Stated goal >>
Single out each line with the word "React" and copy it.

Data block >>

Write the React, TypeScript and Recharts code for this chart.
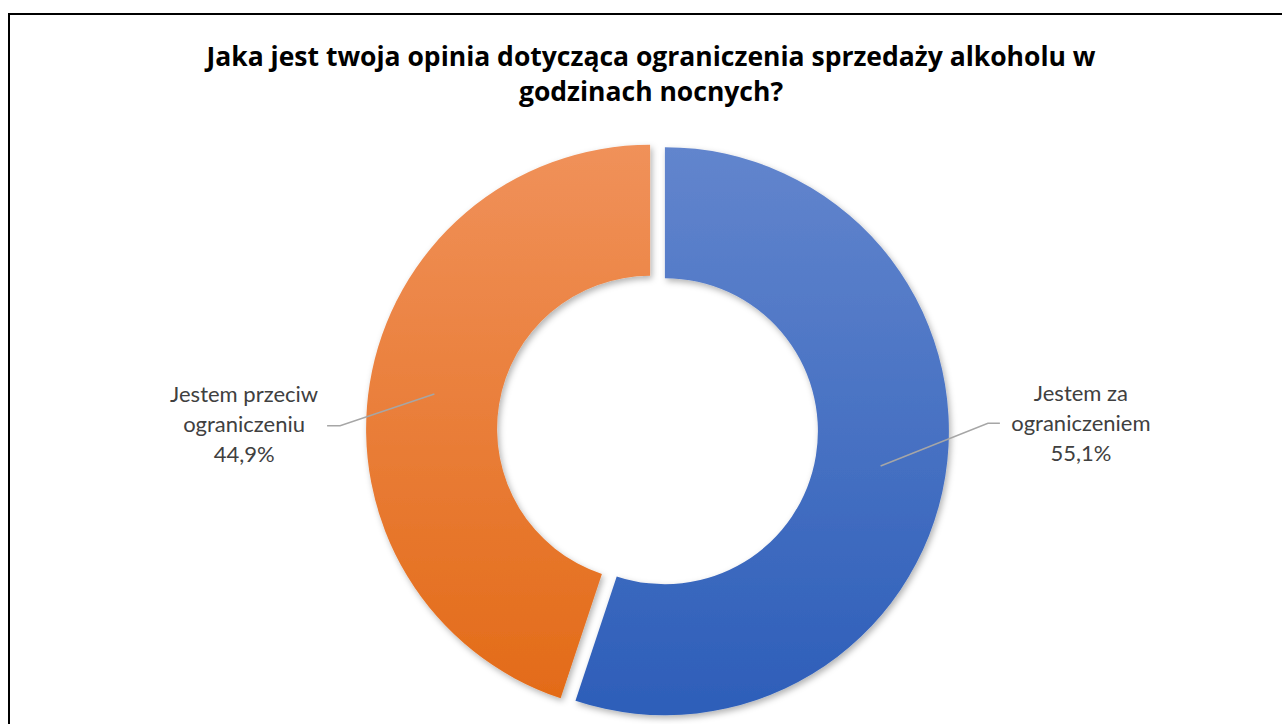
import React from "react";
import { PieChart, Pie, Cell } from "recharts";

// ---------- data ----------
const categories = ["Jestem za ograniczeniem", "Jestem przeciw ograniczeniu"];
const categoryLines = [
  ["Jestem za", "ograniczeniem"],
  ["Jestem przeciw", "ograniczeniu"],
];
const values = [55.1, 44.9];
const valueLabels = ["55,1%", "44,9%"];
const titleLines = [
  "Jaka jest twoja opinia dotycząca ograniczenia sprzedaży alkoholu w",
  "godzinach nocnych?",
];

// ---------- layout / style ----------
const W = 1282;
const H = 724;
const CX = 652.5;
const CY = 425;
const OUTER = 284;
const INNER = 153;
const EXPLODE = 7.5;
const RAD = Math.PI / 180;
const FONT = "Lato, 'Open Sans', sans-serif";
const TITLE_FONT = "'Open Sans', Lato, sans-serif";

const gradients = [
  { id: "gBlue", top: "#6285CD", bottom: "#2D5EB9" },
  { id: "gOrange", top: "#F0915A", bottom: "#E36B18" },
];

// label layout relative to the (exploded) slice centre
const labelLayout = [
  { side: 1, elbowDx: 39, endDx: 51, textDx: 132, elbowDy: -8, baseDy: [-30, 0, 30] },
  { side: -1, elbowDx: 26, endDx: 39, textDx: 122, elbowDy: -3, baseDy: [-27, 3, 33] },
];

const data = categories.map((name, i) => ({ name, value: values[i] }));
const total = values.reduce((a, b) => a + b, 0);

function sliceOffset(i: number) {
  let cum = 0;
  for (let k = 0; k < i; k++) cum += values[k];
  const mid = 90 - (360 * (cum + values[i] / 2)) / total;
  return { dx: EXPLODE * Math.cos(mid * RAD), dy: -EXPLODE * Math.sin(mid * RAD) };
}

function makeLabel(visible: number) {
  return (props: any) => {
    const { cx, cy, midAngle, innerRadius, outerRadius, index } = props;
    if (index !== visible) return null;
    const lay = labelLayout[index];
    const r0 = (innerRadius + outerRadius) / 2;
    const sx = cx + r0 * Math.cos(-midAngle * RAD);
    const sy = cy + r0 * Math.sin(-midAngle * RAD);
    const edge = cx + lay.side * outerRadius;
    const ex = edge + lay.side * lay.elbowDx;
    const ey = cy + lay.elbowDy;
    const tx = edge + lay.side * lay.endDx;
    const cxText = edge + lay.side * lay.textDx;
    const lines = [...categoryLines[index], valueLabels[index]];
    return (
      <g>
        <polyline
          points={`${sx},${sy} ${ex},${ey} ${tx},${ey}`}
          fill="none"
          stroke="#A6A6A6"
          strokeWidth={1.5}
        />
        {lines.map((t, k) => (
          <text
            key={k}
            x={cxText}
            y={cy + lay.baseDy[k]}
            textAnchor="middle"
            fontFamily={FONT}
            fontSize={22}
            fill="#404040"
          >
            {t}
          </text>
        ))}
      </g>
    );
  };
}

export default function App() {
  return (
    <div style={{ position: "relative", width: W, height: H, overflow: "hidden", background: "#fff" }}>
      <style>{`html,body{margin:0;padding:0;overflow:hidden;background:#fff}`}</style>
      <div
        style={{
          position: "absolute",
          left: 8,
          top: 13,
          width: 1400,
          height: 800,
          borderTop: "2px solid #000",
          borderLeft: "2px solid #000",
          boxSizing: "border-box",
        }}
      />
      <div style={{ position: "absolute", left: 0, top: 0 }}>
        <PieChart width={W} height={H}>
          <defs>
            {gradients.map((g) => (
              <linearGradient key={g.id} id={g.id} x1="0" y1="0" x2="0" y2="1">
                <stop offset="0%" stopColor={g.top} />
                <stop offset="100%" stopColor={g.bottom} />
              </linearGradient>
            ))}
            <filter id="shadow" x="-10%" y="-10%" width="120%" height="120%">
              <feDropShadow dx="2" dy="3" stdDeviation="3" floodColor="#000" floodOpacity="0.3" />
            </filter>
          </defs>
          {values.map((_, vis) => {
            const o = sliceOffset(vis);
            return (
              <Pie
                key={vis}
                data={data}
                dataKey="value"
                nameKey="name"
                cx={CX + o.dx}
                cy={CY + o.dy}
                innerRadius={INNER}
                outerRadius={OUTER}
                startAngle={90}
                endAngle={-270}
                stroke="none"
                labelLine={false}
                label={makeLabel(vis)}
                isAnimationActive={false}
              >
                {data.map((_, i) => (
                  <Cell
                    key={i}
                    fill={i === vis ? `url(#${gradients[i].id})` : "none"}
                    stroke="none"
                    filter={i === vis ? "url(#shadow)" : undefined}
                  />
                ))}
              </Pie>
            );
          })}
        </PieChart>
      </div>
      <svg
        width={W}
        height={120}
        style={{ position: "absolute", left: 0, top: 0, pointerEvents: "none" }}
      >
        {titleLines.map((t, k) => (
          <text
            key={k}
            x={651}
            y={66 + k * 35}
            textAnchor="middle"
            fontFamily={TITLE_FONT}
            fontWeight={700}
            fontSize={26.5}
            fill="#000"
          >
            {t}
          </text>
        ))}
      </svg>
    </div>
  );
}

Written answer >>
Write the React, TypeScript and Recharts code for this chart.
import React from "react";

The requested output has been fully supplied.